Single out the lines that include the word "matplotlib". Copy them.

* **Data provided**
|---|
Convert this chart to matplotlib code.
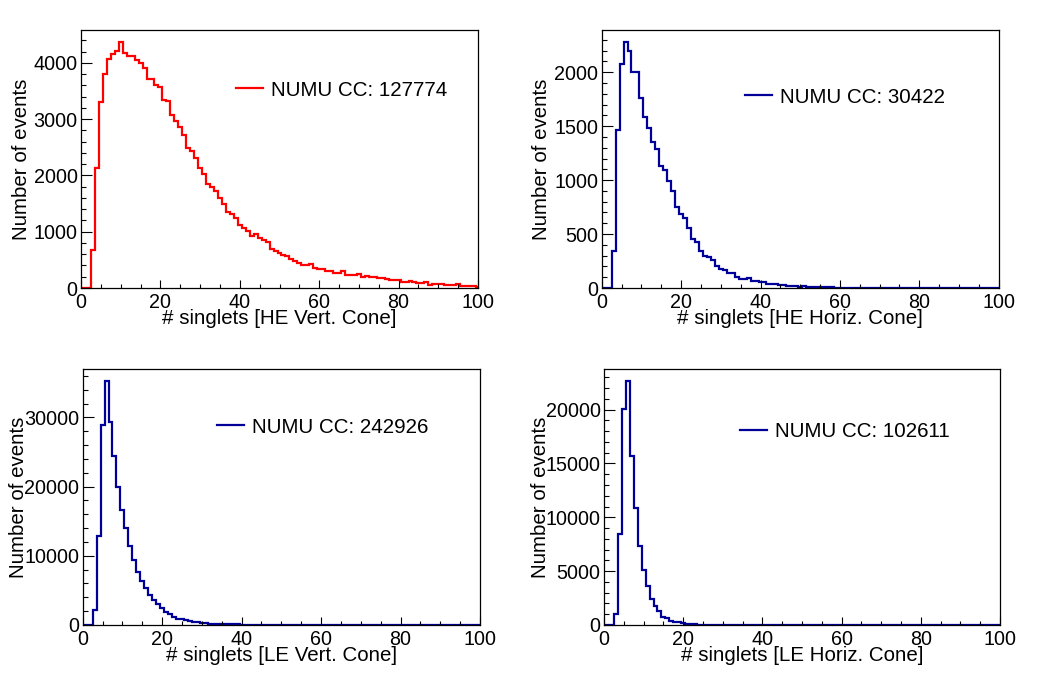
import numpy as np
import matplotlib
matplotlib.use("Agg")
import matplotlib.pyplot as plt
from matplotlib.ticker import MultipleLocator, FuncFormatter

plt.rcParams['font.family'] = ['Liberation Sans', 'DejaVu Sans']
FS = 14.8
TFS = 14.2

# ---- data: counts per integer # singlets (bin centred on 0..100) ----
he_vert = [0, 0, 0, 669, 2130, 3302, 3811, 4071, 4160, 4207,
           4367, 4183, 4118, 4118, 4059, 3994, 3917, 3722, 3722, 3609,
           3568, 3349, 3320, 3083, 2964, 2858, 2728, 2491, 2432, 2308,
           2130, 2018, 1852, 1793, 1716, 1598, 1485, 1349, 1314, 1243,
           1112, 1071, 1018, 917, 953, 882, 846, 811, 686, 657,
           621, 592, 560, 520, 480, 440, 415, 400, 426, 355,
           340, 330, 310, 300, 260, 270, 296, 230, 225, 225,
           249, 189, 207, 190, 190, 185, 172, 154, 150, 142,
           140, 101, 105, 124, 110, 89, 89, 112, 53, 71,
           71, 65, 55, 53, 53, 71, 30, 30, 30, 30,
           12]

he_horiz = [0, 0, 0, 340, 1469, 2074, 2278, 2194, 2006, 2006,
            1765, 1583, 1481, 1355, 1290, 1127, 1090, 988, 895, 750,
            688, 648, 559, 457, 426, 343, 296, 287, 256, 201,
            176, 164, 142, 136, 102, 86, 83, 93, 65, 65,
            59, 52, 40, 34, 40, 31, 28, 22, 18, 15,
            9, 15, 12, 9, 8, 6, 6, 9, 5, 4,
            3, 2, 2, 1, 1, 1, 1, 0, 1, 0] + [0] * 31

le_vert = [0, 0, 0, 2238, 12905, 28905, 35238, 29381, 24429, 20000,
           16619, 14000, 11476, 9429, 7714, 6429, 5333, 4286, 3571, 3000,
           2476, 1905, 1524, 1190, 905, 810, 700, 560, 460, 380,
           300, 250, 210, 170, 150, 130, 120, 100, 90, 80,
           70, 60, 50, 40, 35, 30, 25, 20, 18, 15,
           12, 10, 9, 8, 7, 6, 5, 5, 4, 4,
           3, 3, 3, 2, 2, 2, 2, 1, 1, 1] + [1] * 10 + [0] * 21

le_horiz = [0, 0, 0, 1012, 8466, 20031, 22638, 15736, 10828, 7301,
            5061, 3589, 2454, 1748, 1319, 767, 613, 399, 307, 245,
            153, 110, 80, 60, 45, 35, 28, 22, 18, 14,
            11, 9, 7, 6, 5, 4, 3, 3, 2, 2] + [1] * 10 + [0] * 51

xlabels = ["# singlets [HE Vert. Cone]", "# singlets [HE Horiz. Cone]",
           "# singlets [LE Vert. Cone]", "# singlets [LE Horiz. Cone]"]
legend_labels = ["NUMU CC: 127774", "NUMU CC: 30422",
                 "NUMU CC: 242926", "NUMU CC: 102611"]
series = [he_vert, he_horiz, le_vert, le_horiz]
colors = ["#ff0000", "#000099", "#000099", "#000099"]
y_major = [1000, 500, 10000, 5000]
y_minor = [200, 100, 2000, 1000]

edges = np.arange(-0.5, 101.0, 1.0)

W, H = 1038, 673
fig = plt.figure(figsize=(W / 100, H / 100), dpi=100)

# axes rectangles in pixels: left, top, right, bottom
rects_px = [(81, 30, 478, 288), (601.7, 30, 998.7, 288),
            (82.7, 369, 480, 625), (604, 369, 1000, 625)]
leg_pos = [(0.39, 0.767), (0.361, 0.74), (0.338, 0.773), (0.343, 0.754)]
ylab_x = [-0.137, -0.137, -0.147, -0.147]

for i in range(4):
    l, t, r, b = rects_px[i]
    ax = fig.add_axes([l / W, 1 - b / H, (r - l) / W, (b - t) / H])
    vals = np.array(series[i], dtype=float)
    ax.stairs(vals, edges, color=colors[i], lw=1.6, label=legend_labels[i])
    ax.set_xlim(0, 100)
    ax.set_ylim(0, vals.max() * 1.05)

    ax.xaxis.set_major_locator(MultipleLocator(20))
    ax.xaxis.set_minor_locator(MultipleLocator(5))
    ax.yaxis.set_major_locator(MultipleLocator(y_major[i]))
    ax.yaxis.set_minor_locator(MultipleLocator(y_minor[i]))
    ax.yaxis.set_major_formatter(FuncFormatter(lambda v, p: "%d" % round(v)))
    ax.xaxis.set_major_formatter(FuncFormatter(lambda v, p: "%d" % round(v)))

    ax.tick_params(axis='both', which='both', direction='in',
                   top=False, right=False, labelsize=TFS, width=0.8,
                   colors='black')
    ax.tick_params(axis='x', which='major', length=5.8, pad=3.3)
    ax.tick_params(axis='x', which='minor', length=2.9)
    ax.tick_params(axis='y', which='major', length=7.7, pad=2.5)
    ax.tick_params(axis='y', which='minor', length=3.8)
    for s in ax.spines.values():
        s.set_linewidth(0.9)

    ax.set_xlabel(xlabels[i], fontsize=FS)
    ax.set_ylabel("Number of events", fontsize=FS)
    ax.xaxis.label.set_verticalalignment('baseline')
    ax.yaxis.label.set_verticalalignment('baseline')
    ax.xaxis.set_label_coords(0.5, -36.0 / (b - t))
    ax.yaxis.set_label_coords(ylab_x[i], 0.5)

    ax.legend(loc='center left', bbox_to_anchor=leg_pos[i], frameon=False,
              fontsize=FS, handlelength=1.3, handletextpad=0.4,
              borderpad=0, borderaxespad=0)

fig.savefig("out.png", dpi=100)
|---|
* **Response for this exercise**
Convert this chart to matplotlib code.
import matplotlib
matplotlib.use("Agg")
import matplotlib.pyplot as plt
from matplotlib.ticker import MultipleLocator, FuncFormatter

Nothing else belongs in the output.